Whereas many dozens of toy companies have come and gone over the decades, LEGO continues to go from strength to strength. Quality of product aside, it was the company's decision to embrace technology and diversify that saw it steering clear of the jaws of change.
If you take a cross-section of LEGO'S portfolio you'll find dozens of different lines, many of which don't even remotely resemble the LEGO that 30+ year-olds grew up with. The traditional format is still massively popular though, which is why offshoots such as LEGO Technic and LEGO City still follow the same set of rules.
LEGO's power throughout the 1990s made it an obvious choice for videogame licensing but it took a long time for anyone to get it right. While several attempts at releasing LEGO creation titles on the PC came and went, it wasn't until 1999 that the first proper videogame,
LEGO Racers, was released on the Nintendo 64. It wasn't great, though, and was followed by a run of rotten Bionicle offerings on the GBA. It took the little-known Traveller's Tales to practically invent a new genre, the 'LEGO game', before the franchise really started to deliver.
In 2005 LEGO Star Wars: The Video Game became the very first title to assume the now familiar template. Since then the Cheshire-based developer, Traveller's Tales, has become synonymous with the LEGO brand.
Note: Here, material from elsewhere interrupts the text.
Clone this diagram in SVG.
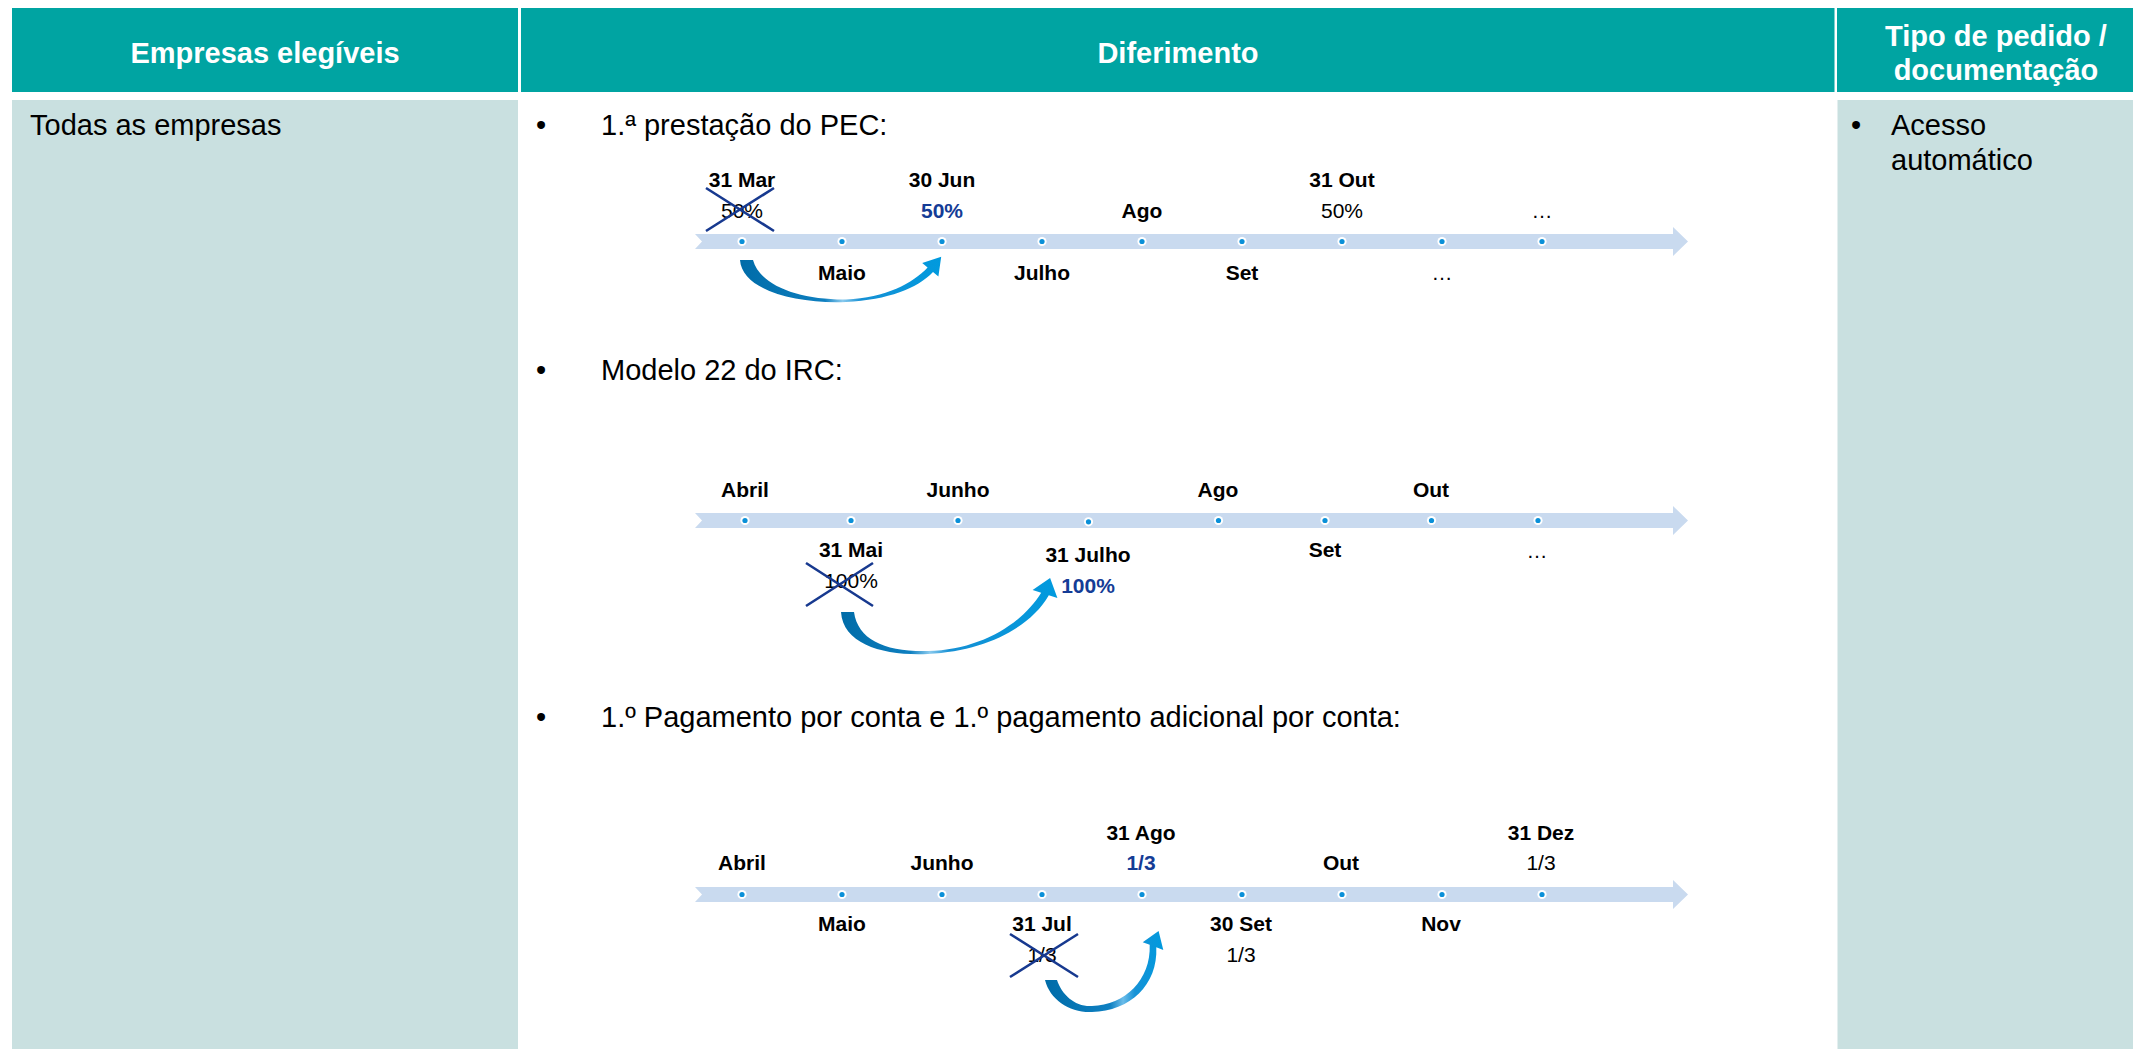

In fact, for the best part of a decade it's done little else but LEGO film licence tie-ins so the freedom of a title such as LCU (LEGO City: Undercover) must come as a breath of fresh air.
Though TT would never admit to it, the time and content constraints of working for a US publisher such as Warner Bros. Interactive (while also having to keep LEGO happy) must be stifling and the team must have thanked their lucky stars when Nintendo showed interest in an open-world adventure. As Executive Producer Loz Doyle tells us, LCU was something the team had wanted to do for a while: "We had already started work on the technology for a proper open-world game, but with the arrival of the Wii U and its unique GamePad, that really opened up a lot of new ideas... gameplay ideas that suited us perfectly".
LCU's development time, unlike many of the Wii U's ported launch titles, has been significant and the fact that the game has been built from the ground up for Wii U really shows. First announced in June 2011 the game will have been underway for around two years by the time it launches and will be one of just a few games launched so far (along with the likes of ZombiU) to really take advantage of the hardware. As such, LCU is an absolutely massive game with a vast number of different things going on at any one time.
Comparisons with Grand Theft Auto may seem exaggerated, but actually the freedom to explore and interact with your environment does bear many similarities. The switch couldn't have been an easy one though; going from the extremely limited, super-controlled mission arenas in the likes of LEGO The Lord Of The Rings to open world, sandbox-esque freedom in LCU doesn't come overnight. As Doyle openly tells us, "We have gone from creating purely level-based games to having a sprawling open world city, so the technology and game systems involved were new to us. Yes, we had the core proven systems such as slick character control, addictive collectibles, easy-to-learn gameplay and so on... things that remain unchanged. But there is so much more to create when you're considering a city game."